--- Begin Raw data ---

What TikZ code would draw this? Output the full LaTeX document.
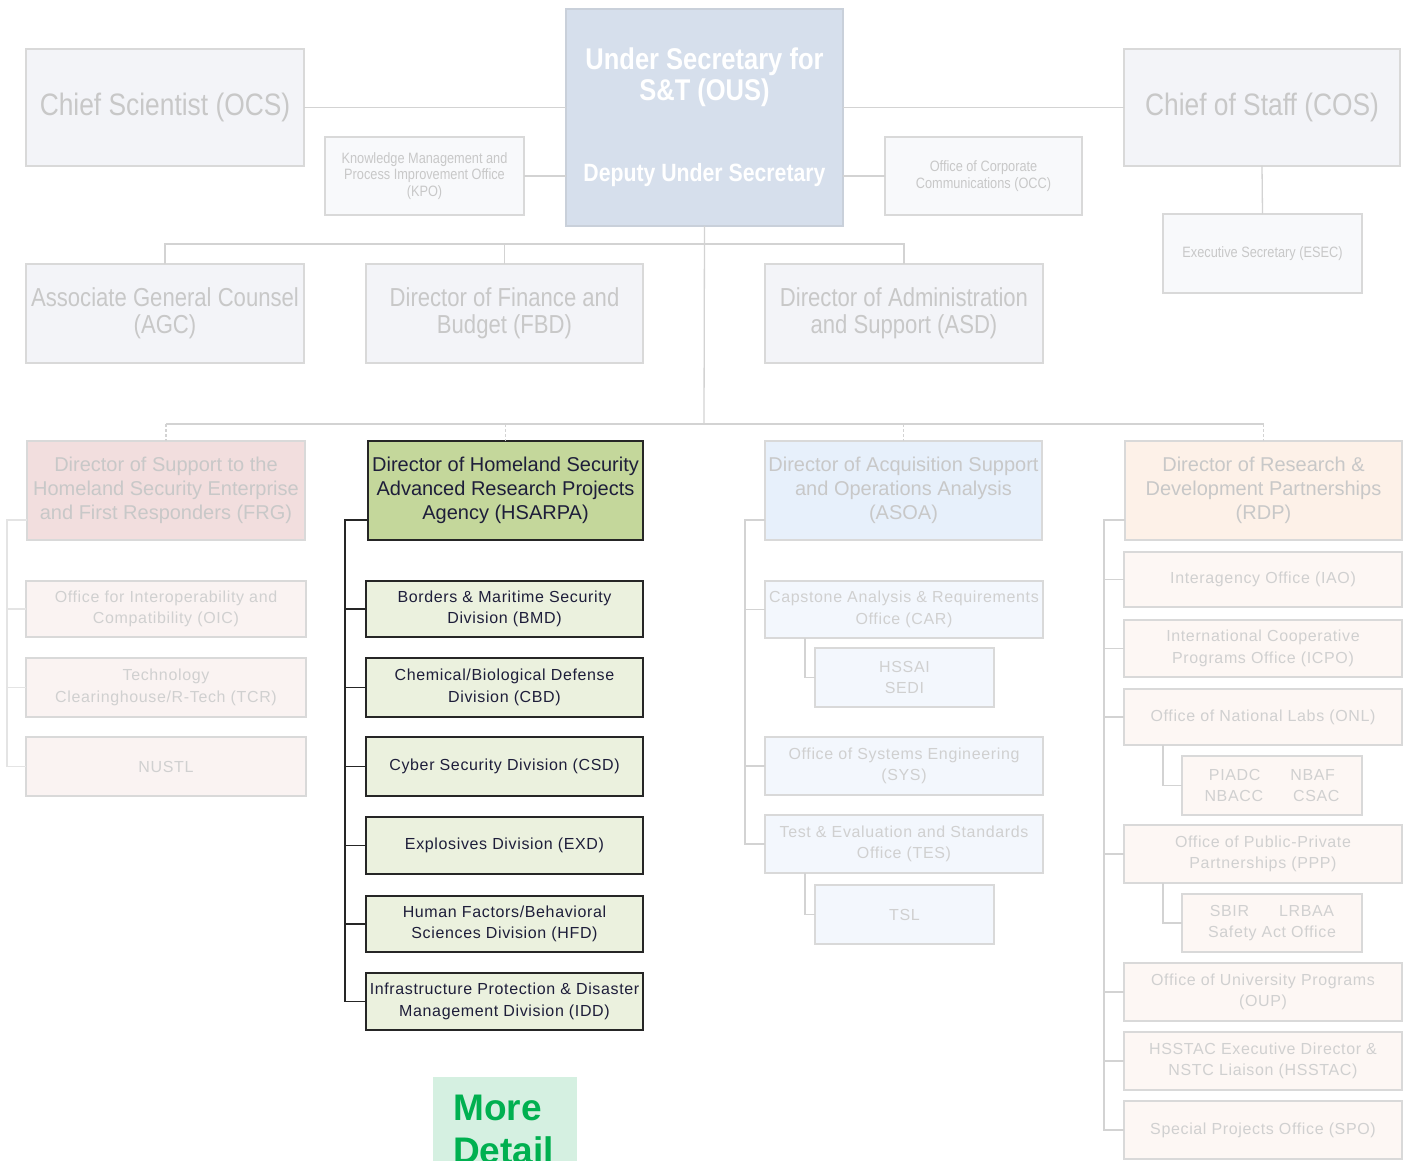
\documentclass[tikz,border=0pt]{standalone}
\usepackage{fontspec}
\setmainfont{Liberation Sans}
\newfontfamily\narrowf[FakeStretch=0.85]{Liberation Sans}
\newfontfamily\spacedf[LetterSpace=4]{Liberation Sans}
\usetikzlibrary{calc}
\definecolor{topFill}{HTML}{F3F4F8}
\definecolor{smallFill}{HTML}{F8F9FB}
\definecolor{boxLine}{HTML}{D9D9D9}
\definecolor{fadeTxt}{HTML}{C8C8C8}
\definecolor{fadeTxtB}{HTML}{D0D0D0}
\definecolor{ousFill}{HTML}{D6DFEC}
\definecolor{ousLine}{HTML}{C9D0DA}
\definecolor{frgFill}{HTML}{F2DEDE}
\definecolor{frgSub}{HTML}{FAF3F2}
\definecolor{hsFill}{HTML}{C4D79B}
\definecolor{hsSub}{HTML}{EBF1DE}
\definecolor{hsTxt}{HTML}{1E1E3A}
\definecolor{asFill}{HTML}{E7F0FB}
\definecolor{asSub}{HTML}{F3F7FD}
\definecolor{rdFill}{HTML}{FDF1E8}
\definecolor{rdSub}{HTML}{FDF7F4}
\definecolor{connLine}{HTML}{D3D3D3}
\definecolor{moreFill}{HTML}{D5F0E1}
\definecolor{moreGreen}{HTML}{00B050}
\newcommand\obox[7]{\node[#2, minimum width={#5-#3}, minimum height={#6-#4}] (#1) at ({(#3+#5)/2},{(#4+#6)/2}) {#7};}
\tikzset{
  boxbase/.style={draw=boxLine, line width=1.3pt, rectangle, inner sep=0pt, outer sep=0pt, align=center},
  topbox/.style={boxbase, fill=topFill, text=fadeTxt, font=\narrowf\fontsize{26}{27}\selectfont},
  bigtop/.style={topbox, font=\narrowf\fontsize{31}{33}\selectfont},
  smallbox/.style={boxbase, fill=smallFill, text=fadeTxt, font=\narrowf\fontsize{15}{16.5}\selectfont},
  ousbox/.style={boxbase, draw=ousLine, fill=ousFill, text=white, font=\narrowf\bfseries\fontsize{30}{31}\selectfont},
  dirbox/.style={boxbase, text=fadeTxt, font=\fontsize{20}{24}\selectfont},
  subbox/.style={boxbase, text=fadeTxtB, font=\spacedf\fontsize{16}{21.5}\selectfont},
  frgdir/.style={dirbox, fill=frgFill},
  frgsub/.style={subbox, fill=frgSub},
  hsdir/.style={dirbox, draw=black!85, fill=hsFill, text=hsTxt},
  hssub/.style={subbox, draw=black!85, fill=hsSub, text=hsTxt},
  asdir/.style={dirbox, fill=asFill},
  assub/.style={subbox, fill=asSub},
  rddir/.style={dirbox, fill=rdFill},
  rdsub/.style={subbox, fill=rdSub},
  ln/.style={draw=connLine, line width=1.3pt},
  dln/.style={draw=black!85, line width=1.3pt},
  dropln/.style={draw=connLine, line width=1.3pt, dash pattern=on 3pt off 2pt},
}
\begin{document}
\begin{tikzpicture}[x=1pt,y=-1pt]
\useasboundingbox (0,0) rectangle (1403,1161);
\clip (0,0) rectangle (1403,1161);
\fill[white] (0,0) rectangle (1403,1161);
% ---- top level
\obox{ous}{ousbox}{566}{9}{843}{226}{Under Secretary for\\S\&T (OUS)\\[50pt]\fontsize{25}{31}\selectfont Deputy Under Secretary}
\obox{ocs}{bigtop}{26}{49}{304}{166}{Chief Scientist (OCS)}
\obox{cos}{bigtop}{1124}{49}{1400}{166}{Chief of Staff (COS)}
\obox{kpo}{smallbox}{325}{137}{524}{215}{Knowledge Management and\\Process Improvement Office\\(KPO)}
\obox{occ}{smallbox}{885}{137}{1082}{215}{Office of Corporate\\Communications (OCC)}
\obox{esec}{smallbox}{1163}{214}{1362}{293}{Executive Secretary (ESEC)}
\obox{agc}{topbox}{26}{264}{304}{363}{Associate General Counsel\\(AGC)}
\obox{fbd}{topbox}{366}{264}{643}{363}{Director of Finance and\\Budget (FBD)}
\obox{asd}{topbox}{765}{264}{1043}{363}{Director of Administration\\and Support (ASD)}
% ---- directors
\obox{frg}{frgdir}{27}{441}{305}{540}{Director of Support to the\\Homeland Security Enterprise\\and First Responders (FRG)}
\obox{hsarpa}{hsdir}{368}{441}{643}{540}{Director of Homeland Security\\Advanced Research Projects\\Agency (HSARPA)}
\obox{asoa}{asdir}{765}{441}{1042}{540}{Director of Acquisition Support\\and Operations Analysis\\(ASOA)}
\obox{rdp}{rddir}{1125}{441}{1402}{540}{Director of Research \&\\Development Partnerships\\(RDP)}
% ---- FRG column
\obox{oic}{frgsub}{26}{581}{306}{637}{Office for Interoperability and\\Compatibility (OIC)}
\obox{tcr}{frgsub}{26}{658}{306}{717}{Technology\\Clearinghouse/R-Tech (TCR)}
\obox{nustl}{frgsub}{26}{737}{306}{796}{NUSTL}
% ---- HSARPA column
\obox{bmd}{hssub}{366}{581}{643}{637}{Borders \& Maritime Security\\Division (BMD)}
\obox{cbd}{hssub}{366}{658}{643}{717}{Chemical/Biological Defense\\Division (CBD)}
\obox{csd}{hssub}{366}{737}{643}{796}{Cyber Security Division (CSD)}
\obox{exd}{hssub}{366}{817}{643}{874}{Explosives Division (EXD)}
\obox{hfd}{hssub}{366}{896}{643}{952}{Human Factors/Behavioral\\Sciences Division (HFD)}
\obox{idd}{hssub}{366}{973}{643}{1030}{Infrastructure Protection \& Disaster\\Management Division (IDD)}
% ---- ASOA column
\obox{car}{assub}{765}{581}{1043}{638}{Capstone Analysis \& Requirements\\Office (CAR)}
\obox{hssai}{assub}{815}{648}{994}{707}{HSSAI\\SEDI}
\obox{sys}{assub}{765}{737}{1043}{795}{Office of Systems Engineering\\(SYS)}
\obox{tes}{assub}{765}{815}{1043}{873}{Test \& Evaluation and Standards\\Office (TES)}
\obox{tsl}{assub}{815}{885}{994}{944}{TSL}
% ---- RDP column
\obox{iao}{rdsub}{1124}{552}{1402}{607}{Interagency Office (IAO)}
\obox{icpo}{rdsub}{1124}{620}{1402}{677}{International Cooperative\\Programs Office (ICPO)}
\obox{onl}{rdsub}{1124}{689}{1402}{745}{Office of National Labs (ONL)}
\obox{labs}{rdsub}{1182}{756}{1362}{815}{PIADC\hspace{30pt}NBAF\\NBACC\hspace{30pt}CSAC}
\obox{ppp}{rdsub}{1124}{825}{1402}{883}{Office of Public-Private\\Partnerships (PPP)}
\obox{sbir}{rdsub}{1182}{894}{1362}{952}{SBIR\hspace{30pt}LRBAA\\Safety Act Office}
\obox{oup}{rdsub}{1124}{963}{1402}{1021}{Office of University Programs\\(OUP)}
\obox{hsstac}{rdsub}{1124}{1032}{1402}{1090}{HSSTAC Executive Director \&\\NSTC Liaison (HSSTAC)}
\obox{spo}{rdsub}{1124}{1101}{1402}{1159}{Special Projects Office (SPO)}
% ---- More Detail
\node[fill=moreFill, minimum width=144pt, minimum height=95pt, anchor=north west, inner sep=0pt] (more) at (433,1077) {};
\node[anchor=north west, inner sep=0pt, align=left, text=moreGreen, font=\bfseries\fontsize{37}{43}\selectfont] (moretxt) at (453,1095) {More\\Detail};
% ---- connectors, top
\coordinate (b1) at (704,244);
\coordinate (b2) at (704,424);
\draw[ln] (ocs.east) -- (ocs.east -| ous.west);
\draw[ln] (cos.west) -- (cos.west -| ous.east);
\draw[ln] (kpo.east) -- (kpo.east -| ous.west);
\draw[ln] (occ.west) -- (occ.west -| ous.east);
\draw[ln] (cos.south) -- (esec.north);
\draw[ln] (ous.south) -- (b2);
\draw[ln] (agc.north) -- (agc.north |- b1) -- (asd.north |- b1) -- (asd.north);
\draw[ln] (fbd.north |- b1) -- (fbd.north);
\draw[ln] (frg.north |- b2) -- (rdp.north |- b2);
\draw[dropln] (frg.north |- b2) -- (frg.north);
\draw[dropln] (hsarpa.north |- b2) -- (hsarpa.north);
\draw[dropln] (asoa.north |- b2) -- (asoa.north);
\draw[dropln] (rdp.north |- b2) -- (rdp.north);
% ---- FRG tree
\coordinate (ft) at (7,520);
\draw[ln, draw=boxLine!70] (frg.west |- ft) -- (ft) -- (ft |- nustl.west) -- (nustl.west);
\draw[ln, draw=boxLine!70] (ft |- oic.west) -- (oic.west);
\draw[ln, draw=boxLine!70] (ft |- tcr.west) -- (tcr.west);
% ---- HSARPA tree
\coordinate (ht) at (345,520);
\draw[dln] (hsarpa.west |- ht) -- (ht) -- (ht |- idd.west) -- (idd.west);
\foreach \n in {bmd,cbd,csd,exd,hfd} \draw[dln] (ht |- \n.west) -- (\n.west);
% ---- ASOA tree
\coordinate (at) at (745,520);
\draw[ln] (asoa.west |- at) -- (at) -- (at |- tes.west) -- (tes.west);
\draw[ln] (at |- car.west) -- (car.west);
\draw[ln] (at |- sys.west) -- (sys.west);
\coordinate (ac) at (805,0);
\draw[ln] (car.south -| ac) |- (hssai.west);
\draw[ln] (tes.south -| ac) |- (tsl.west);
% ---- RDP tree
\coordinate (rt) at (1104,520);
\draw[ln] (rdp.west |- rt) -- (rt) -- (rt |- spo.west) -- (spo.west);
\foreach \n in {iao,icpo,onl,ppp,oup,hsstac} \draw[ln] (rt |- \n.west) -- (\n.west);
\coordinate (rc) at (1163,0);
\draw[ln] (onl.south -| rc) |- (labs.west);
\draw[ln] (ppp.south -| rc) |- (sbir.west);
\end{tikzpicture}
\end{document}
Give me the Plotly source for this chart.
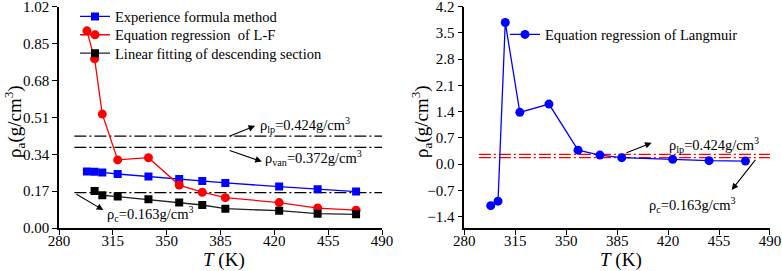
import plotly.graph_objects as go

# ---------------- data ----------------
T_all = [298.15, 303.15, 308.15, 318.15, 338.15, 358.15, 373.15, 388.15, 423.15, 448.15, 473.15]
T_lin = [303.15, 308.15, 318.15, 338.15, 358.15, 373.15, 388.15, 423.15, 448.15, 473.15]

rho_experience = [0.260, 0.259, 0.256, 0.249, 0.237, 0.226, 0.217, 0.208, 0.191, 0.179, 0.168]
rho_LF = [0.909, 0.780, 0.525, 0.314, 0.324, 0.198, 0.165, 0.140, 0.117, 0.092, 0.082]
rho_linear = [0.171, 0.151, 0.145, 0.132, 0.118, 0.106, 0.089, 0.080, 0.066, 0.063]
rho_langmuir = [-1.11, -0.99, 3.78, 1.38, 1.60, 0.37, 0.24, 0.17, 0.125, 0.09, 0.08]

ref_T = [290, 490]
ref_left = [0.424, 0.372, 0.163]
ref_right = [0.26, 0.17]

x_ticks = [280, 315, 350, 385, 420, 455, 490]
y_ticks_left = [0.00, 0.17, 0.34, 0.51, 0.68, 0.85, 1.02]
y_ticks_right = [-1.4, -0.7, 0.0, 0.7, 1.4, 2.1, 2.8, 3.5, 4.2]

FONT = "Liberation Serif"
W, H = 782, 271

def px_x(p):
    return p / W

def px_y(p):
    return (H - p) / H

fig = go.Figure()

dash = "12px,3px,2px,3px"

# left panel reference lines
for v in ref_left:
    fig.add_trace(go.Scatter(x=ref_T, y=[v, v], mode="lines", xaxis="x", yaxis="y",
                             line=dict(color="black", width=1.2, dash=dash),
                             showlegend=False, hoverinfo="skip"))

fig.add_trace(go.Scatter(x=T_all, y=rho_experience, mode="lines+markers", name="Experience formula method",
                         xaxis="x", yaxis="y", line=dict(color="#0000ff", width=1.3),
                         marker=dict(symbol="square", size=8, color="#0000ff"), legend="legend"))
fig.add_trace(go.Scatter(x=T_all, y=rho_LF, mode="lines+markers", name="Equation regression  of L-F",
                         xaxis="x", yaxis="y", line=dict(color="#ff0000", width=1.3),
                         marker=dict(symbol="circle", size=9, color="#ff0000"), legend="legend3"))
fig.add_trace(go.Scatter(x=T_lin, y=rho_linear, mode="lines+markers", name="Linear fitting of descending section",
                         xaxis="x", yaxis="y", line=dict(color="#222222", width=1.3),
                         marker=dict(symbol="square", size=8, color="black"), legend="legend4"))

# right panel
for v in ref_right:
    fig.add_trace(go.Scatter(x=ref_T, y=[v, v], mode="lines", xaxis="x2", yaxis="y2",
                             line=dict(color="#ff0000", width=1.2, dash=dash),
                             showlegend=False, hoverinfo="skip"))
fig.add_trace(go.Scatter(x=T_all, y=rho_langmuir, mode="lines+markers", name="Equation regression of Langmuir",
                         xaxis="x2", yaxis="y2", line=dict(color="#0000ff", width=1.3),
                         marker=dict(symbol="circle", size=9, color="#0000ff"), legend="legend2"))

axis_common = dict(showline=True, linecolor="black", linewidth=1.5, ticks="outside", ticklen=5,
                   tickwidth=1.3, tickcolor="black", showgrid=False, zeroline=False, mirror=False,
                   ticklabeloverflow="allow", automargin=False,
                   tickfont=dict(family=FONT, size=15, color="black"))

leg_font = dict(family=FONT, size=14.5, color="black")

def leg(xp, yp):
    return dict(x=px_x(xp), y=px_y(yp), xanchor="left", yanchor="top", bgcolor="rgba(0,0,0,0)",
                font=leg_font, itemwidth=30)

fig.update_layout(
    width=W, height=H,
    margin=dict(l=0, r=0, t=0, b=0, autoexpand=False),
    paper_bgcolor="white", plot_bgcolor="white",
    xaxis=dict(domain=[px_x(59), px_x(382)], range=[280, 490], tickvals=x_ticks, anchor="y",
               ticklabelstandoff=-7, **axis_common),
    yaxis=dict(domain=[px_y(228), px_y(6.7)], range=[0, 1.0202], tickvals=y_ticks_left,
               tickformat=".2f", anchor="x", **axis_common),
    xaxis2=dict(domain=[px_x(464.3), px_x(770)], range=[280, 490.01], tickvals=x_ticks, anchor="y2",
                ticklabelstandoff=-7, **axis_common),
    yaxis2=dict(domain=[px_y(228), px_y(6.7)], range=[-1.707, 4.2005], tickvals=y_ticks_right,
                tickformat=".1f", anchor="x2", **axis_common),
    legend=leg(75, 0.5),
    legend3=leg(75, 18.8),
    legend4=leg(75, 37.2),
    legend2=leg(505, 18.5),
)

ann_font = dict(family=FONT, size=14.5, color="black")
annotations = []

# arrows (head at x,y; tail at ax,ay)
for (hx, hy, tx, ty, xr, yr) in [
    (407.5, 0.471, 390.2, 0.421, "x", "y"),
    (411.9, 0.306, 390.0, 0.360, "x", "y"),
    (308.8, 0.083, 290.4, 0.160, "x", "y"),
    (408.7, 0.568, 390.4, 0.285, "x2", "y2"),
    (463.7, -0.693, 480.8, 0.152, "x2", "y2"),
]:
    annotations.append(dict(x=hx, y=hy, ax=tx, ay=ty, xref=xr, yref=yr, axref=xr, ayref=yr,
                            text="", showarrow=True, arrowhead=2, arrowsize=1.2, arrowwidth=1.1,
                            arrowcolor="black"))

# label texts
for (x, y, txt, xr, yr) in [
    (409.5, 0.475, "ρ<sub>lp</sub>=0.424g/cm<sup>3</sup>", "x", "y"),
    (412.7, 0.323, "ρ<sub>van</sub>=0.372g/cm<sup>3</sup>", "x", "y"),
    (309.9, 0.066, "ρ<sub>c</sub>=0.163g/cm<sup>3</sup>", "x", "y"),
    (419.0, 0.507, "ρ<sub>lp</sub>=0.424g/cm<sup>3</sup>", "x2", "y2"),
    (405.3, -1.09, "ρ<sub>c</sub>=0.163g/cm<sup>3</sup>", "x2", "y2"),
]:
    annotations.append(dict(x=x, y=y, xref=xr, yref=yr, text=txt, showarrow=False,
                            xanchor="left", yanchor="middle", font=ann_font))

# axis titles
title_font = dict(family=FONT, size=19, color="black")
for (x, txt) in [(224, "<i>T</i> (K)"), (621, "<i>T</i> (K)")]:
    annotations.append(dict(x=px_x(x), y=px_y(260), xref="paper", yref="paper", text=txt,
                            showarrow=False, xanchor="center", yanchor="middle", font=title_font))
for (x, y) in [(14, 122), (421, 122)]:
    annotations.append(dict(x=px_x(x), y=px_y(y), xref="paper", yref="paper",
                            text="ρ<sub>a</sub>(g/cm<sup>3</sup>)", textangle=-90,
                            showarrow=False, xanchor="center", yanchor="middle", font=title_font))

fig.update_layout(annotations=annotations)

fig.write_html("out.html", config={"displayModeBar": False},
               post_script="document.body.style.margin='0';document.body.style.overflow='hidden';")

--- End Raw data ---

▶ **Exercise objective**: Transcribe, exactly as written, the lines starting at the one with "Give me the Plotly source for this chart." and ending at the one with "import plotly.graph_objects as go", and nothing more. Pictures are not part of the copy.

▶ **Solution for this task**:
Give me the Plotly source for this chart.
import plotly.graph_objects as go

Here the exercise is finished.